DATASET CONTENT
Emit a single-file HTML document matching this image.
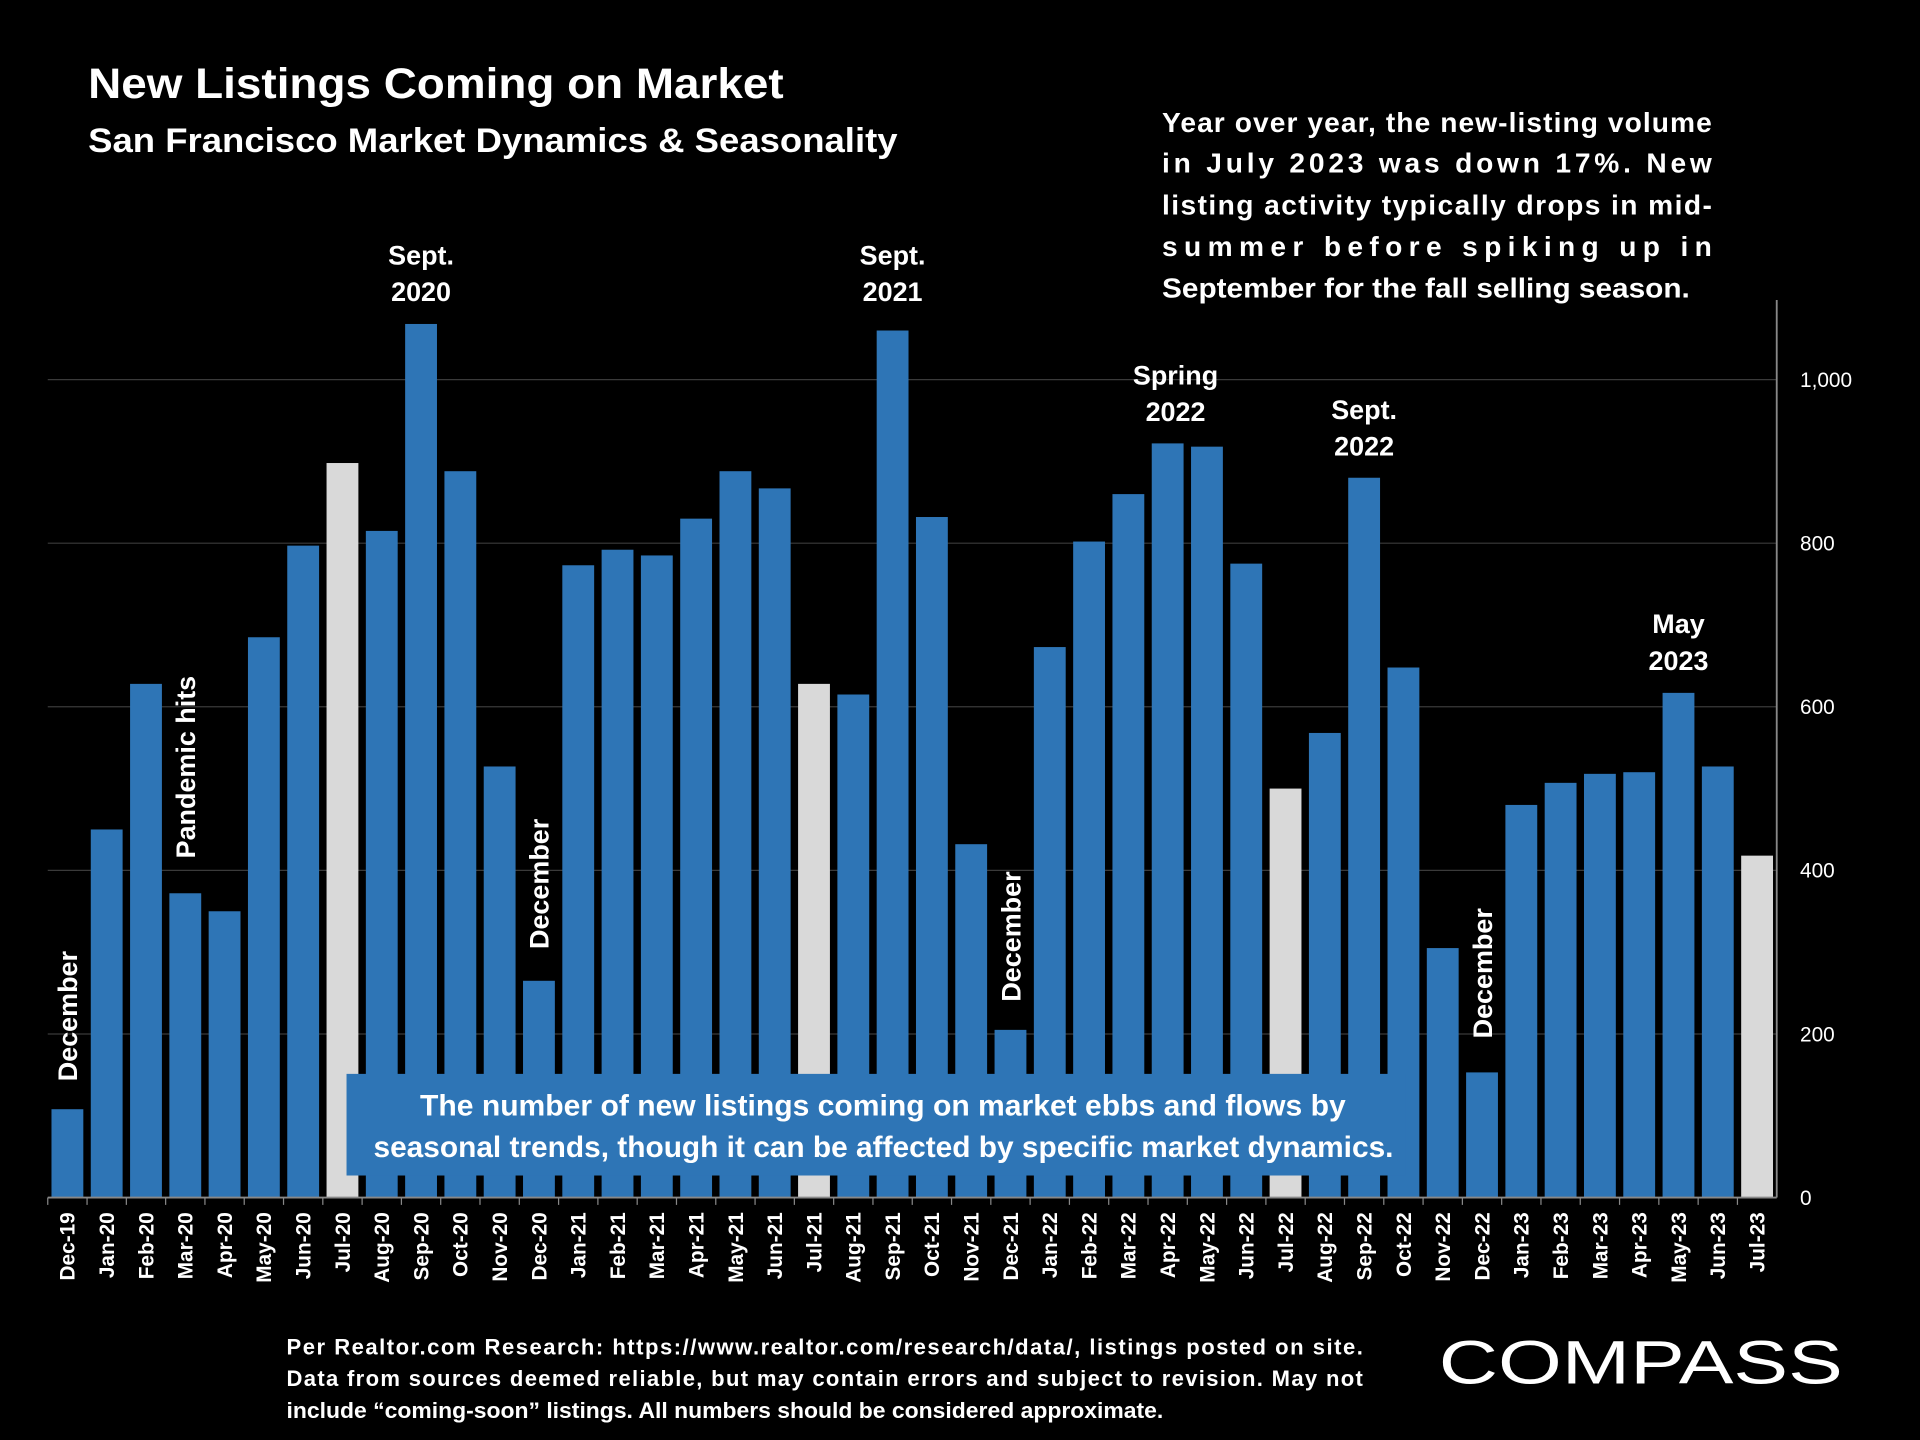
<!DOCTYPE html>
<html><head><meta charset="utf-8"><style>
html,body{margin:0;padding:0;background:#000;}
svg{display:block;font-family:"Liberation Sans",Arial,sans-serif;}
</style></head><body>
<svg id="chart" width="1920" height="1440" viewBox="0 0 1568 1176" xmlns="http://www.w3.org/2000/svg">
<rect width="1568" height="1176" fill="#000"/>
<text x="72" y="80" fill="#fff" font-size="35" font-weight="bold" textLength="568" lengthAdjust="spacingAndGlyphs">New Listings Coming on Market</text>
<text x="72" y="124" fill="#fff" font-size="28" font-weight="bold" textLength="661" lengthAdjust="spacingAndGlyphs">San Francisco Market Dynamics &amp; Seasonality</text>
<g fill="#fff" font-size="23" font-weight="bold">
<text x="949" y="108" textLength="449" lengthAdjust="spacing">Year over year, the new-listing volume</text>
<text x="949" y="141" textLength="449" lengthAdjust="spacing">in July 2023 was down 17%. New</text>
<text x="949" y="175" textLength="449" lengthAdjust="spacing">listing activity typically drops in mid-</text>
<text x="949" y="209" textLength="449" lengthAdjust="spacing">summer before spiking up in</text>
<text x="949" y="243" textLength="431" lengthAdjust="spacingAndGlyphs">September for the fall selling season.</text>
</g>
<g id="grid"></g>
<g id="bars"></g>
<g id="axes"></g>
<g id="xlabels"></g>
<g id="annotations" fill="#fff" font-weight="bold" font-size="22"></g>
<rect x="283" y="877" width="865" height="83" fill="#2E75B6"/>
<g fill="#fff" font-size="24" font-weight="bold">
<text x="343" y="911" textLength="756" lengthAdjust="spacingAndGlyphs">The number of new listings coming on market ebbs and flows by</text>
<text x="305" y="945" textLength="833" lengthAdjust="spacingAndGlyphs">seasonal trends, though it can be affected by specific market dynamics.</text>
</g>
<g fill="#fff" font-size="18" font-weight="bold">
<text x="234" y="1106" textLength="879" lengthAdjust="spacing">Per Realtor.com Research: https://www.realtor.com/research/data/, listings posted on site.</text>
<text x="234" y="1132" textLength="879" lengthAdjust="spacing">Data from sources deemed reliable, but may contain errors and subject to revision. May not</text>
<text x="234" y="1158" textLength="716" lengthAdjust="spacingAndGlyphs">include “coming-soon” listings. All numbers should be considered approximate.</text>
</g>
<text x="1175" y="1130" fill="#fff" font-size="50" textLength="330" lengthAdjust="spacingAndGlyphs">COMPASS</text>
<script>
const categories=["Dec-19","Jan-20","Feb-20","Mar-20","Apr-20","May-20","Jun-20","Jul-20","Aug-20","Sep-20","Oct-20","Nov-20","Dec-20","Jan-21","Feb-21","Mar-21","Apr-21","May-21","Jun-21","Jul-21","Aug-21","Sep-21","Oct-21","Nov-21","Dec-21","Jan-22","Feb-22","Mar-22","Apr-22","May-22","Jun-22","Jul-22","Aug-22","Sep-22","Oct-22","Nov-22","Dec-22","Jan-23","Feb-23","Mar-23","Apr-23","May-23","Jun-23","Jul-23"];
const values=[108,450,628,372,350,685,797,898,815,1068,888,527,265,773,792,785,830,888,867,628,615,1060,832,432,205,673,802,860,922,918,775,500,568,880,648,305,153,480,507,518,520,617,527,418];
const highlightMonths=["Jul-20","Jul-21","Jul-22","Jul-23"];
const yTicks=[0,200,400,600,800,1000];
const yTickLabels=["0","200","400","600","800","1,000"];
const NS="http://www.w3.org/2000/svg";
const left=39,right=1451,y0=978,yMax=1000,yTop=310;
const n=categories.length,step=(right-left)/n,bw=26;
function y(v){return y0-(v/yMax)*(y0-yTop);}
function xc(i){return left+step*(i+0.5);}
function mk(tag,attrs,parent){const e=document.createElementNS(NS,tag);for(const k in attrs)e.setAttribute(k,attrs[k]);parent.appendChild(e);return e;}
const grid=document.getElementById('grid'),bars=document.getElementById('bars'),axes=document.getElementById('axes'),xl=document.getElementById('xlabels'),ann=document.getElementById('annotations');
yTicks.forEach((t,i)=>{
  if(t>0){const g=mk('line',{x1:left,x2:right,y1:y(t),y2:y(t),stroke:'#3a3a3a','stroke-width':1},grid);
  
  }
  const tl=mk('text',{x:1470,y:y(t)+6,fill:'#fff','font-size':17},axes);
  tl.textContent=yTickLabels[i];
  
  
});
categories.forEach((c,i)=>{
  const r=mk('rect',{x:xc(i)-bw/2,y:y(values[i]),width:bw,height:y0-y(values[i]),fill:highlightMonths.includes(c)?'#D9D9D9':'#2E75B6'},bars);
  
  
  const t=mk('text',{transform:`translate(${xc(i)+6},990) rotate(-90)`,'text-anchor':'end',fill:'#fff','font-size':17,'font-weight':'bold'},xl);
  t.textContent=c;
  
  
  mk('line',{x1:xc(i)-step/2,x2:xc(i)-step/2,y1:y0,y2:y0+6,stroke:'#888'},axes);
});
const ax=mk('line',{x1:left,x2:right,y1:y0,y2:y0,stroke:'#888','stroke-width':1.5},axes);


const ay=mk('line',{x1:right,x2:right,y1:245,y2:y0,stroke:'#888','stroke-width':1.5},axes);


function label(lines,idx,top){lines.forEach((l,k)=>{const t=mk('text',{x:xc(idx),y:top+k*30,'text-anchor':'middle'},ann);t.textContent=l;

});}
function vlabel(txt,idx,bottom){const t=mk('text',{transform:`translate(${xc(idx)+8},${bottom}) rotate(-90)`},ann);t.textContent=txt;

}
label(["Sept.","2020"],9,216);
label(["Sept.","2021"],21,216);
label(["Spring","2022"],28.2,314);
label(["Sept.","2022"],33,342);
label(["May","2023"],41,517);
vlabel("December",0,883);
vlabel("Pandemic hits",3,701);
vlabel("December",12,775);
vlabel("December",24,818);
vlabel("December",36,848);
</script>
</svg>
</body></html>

INSTRUCTIONS FOR THE TASK
Give an exact copy of the material, leaving out every picture.

WRITTEN RESPONSE
Emit a single-file HTML document matching this image.
<!DOCTYPE html>
<html><head><meta charset="utf-8"><style>
html,body{margin:0;padding:0;background:#000;}
svg{display:block;font-family:"Liberation Sans",Arial,sans-serif;}
</style></head><body>
<svg id="chart" width="1920" height="1440" viewBox="0 0 1568 1176" xmlns="http://www.w3.org/2000/svg">
<rect width="1568" height="1176" fill="#000"/>
<text x="72" y="80" fill="#fff" font-size="35" font-weight="bold" textLength="568" lengthAdjust="spacingAndGlyphs">New Listings Coming on Market</text>
<text x="72" y="124" fill="#fff" font-size="28" font-weight="bold" textLength="661" lengthAdjust="spacingAndGlyphs">San Francisco Market Dynamics &amp; Seasonality</text>
<g fill="#fff" font-size="23" font-weight="bold">
<text x="949" y="108" textLength="449" lengthAdjust="spacing">Year over year, the new-listing volume</text>
<text x="949" y="141" textLength="449" lengthAdjust="spacing">in July 2023 was down 17%. New</text>
<text x="949" y="175" textLength="449" lengthAdjust="spacing">listing activity typically drops in mid-</text>
<text x="949" y="209" textLength="449" lengthAdjust="spacing">summer before spiking up in</text>
<text x="949" y="243" textLength="431" lengthAdjust="spacingAndGlyphs">September for the fall selling season.</text>
</g>
<g id="grid"></g>
<g id="bars"></g>
<g id="axes"></g>
<g id="xlabels"></g>
<g id="annotations" fill="#fff" font-weight="bold" font-size="22"></g>
<rect x="283" y="877" width="865" height="83" fill="#2E75B6"/>
<g fill="#fff" font-size="24" font-weight="bold">
<text x="343" y="911" textLength="756" lengthAdjust="spacingAndGlyphs">The number of new listings coming on market ebbs and flows by</text>
<text x="305" y="945" textLength="833" lengthAdjust="spacingAndGlyphs">seasonal trends, though it can be affected by specific market dynamics.</text>
</g>
<g fill="#fff" font-size="18" font-weight="bold">
<text x="234" y="1106" textLength="879" lengthAdjust="spacing">Per Realtor.com Research: https://www.realtor.com/research/data/, listings posted on site.</text>
<text x="234" y="1132" textLength="879" lengthAdjust="spacing">Data from sources deemed reliable, but may contain errors and subject to revision. May not</text>
<text x="234" y="1158" textLength="716" lengthAdjust="spacingAndGlyphs">include “coming-soon” listings. All numbers should be considered approximate.</text>
</g>
<text x="1175" y="1130" fill="#fff" font-size="50" textLength="330" lengthAdjust="spacingAndGlyphs">COMPASS</text>
<script>
const categories=["Dec-19","Jan-20","Feb-20","Mar-20","Apr-20","May-20","Jun-20","Jul-20","Aug-20","Sep-20","Oct-20","Nov-20","Dec-20","Jan-21","Feb-21","Mar-21","Apr-21","May-21","Jun-21","Jul-21","Aug-21","Sep-21","Oct-21","Nov-21","Dec-21","Jan-22","Feb-22","Mar-22","Apr-22","May-22","Jun-22","Jul-22","Aug-22","Sep-22","Oct-22","Nov-22","Dec-22","Jan-23","Feb-23","Mar-23","Apr-23","May-23","Jun-23","Jul-23"];
const values=[108,450,628,372,350,685,797,898,815,1068,888,527,265,773,792,785,830,888,867,628,615,1060,832,432,205,673,802,860,922,918,775,500,568,880,648,305,153,480,507,518,520,617,527,418];
const highlightMonths=["Jul-20","Jul-21","Jul-22","Jul-23"];
const yTicks=[0,200,400,600,800,1000];
const yTickLabels=["0","200","400","600","800","1,000"];
const NS="http://www.w3.org/2000/svg";
const left=39,right=1451,y0=978,yMax=1000,yTop=310;
const n=categories.length,step=(right-left)/n,bw=26;
function y(v){return y0-(v/yMax)*(y0-yTop);}
function xc(i){return left+step*(i+0.5);}
function mk(tag,attrs,parent){const e=document.createElementNS(NS,tag);for(const k in attrs)e.setAttribute(k,attrs[k]);parent.appendChild(e);return e;}
const grid=document.getElementById('grid'),bars=document.getElementById('bars'),axes=document.getElementById('axes'),xl=document.getElementById('xlabels'),ann=document.getElementById('annotations');
yTicks.forEach((t,i)=>{
  if(t>0){const g=mk('line',{x1:left,x2:right,y1:y(t),y2:y(t),stroke:'#3a3a3a','stroke-width':1},grid);
  
  }
  const tl=mk('text',{x:1470,y:y(t)+6,fill:'#fff','font-size':17},axes);
  tl.textContent=yTickLabels[i];
  
  
});
categories.forEach((c,i)=>{
  const r=mk('rect',{x:xc(i)-bw/2,y:y(values[i]),width:bw,height:y0-y(values[i]),fill:highlightMonths.includes(c)?'#D9D9D9':'#2E75B6'},bars);
  
  
  const t=mk('text',{transform:`translate(${xc(i)+6},990) rotate(-90)`,'text-anchor':'end',fill:'#fff','font-size':17,'font-weight':'bold'},xl);
  t.textContent=c;
  
  
  mk('line',{x1:xc(i)-step/2,x2:xc(i)-step/2,y1:y0,y2:y0+6,stroke:'#888'},axes);
});
const ax=mk('line',{x1:left,x2:right,y1:y0,y2:y0,stroke:'#888','stroke-width':1.5},axes);


const ay=mk('line',{x1:right,x2:right,y1:245,y2:y0,stroke:'#888','stroke-width':1.5},axes);


function label(lines,idx,top){lines.forEach((l,k)=>{const t=mk('text',{x:xc(idx),y:top+k*30,'text-anchor':'middle'},ann);t.textContent=l;

});}
function vlabel(txt,idx,bottom){const t=mk('text',{transform:`translate(${xc(idx)+8},${bottom}) rotate(-90)`},ann);t.textContent=txt;

}
label(["Sept.","2020"],9,216);
label(["Sept.","2021"],21,216);
label(["Spring","2022"],28.2,314);
label(["Sept.","2022"],33,342);
label(["May","2023"],41,517);
vlabel("December",0,883);
vlabel("Pandemic hits",3,701);
vlabel("December",12,775);
vlabel("December",24,818);
vlabel("December",36,848);
</script>
</svg>
</body></html>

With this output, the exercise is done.